In an interview following a seminar in Dublin on climate justice and policy coherence, Dr Gold said people had to allow themselves to become aware of an uncomfortable truth.
“The truth is this: the world’s carbon budget (the safe level of CO2 in the atmosphere) is finite. At current rates that global budget will be used up by 2035 – just 30 years away,” she told CatholicIreland.
“Each of us uses up carbon every time we burn fossil fuels. A person in Ireland uses 88 times the amount of C02 as someone in Ethiopia. The more we continue to use, the less they will have – and therefore the less space to increase their level of development.”
Facing this truth, is really hard, said Dr Gold.
“I know because I have had to face it myself.
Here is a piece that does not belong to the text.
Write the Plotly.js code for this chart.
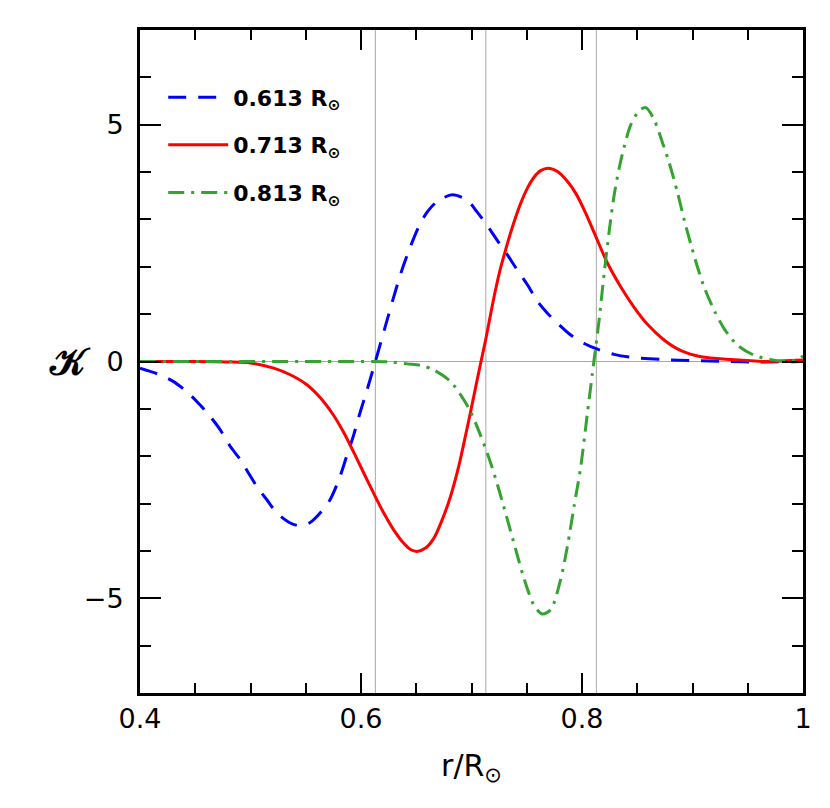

Our lives depend on fossil fuels so much. It is not like you can just press the STOP button. Every time I get in the car to drive my children to school, I am affecting climate change that has impacts on people living on vulnerable coastlines far away and on future generations.”
Describing this truth as a “bitter pill to swallow”, Dr Gold said awareness was the first step for the individual.
“Once you become aware and start to accept this new reality, you realise there are lots of things you can do – change your lifestyle to become more eco-friendly, think about how you consume and invest (is my pension funding oil companies?), build resilient local communities, campaign for change.”
She pointed to the ‘action’ dimension of Trócaire’s Lenten Campaign which focuses this year on Climate Justice as a means of moving from “feeling powerless to empowered”. (See www.trocaire.org/lent).
In terms of addressing climate change, 2015 is an important year.
In Ireland, the Climate Action bill is currently going through the Oireachtas.
Internationally, negotiations are ongoing towards a legally binding agreement on climate change in Paris in December 2015. This global agreement is to replace the Kyoto Protocol which expires in 2020.
Questioned about the Climate Action bill, Dr Gold said on the positive side it was good to have it and Ireland was one of “only a handful of countries” to bring in national climate legislation.
The lack of a national framework since 2012 to guide policy, had created a vacuum, she said, where “different policies tend to be in contradiction with each other and emissions have started to rise again in two of the largest emitting sectors – agriculture and transport.”
On the down side, the bill lacked teeth, and risked being an “opportunity lost” in that it set no national targets, did not provide a definition of ‘low carbon’, the oversight committee proposed was not independent, and there was no reference to climate justice.
“This is despite these amendments being recommended in a report produced by the Joint Committee of the Environment following the public consultation.”
Dr Gold said the climate action bill needed to be strengthened, in line with the recommendations that the Environment Committee set out last year.
“This will provide a clear framework for national action over the coming years and demonstrate we take the issue seriously. There is a lot to be gained by taking climate change seriously. A lot of new jobs could also be created,” she said.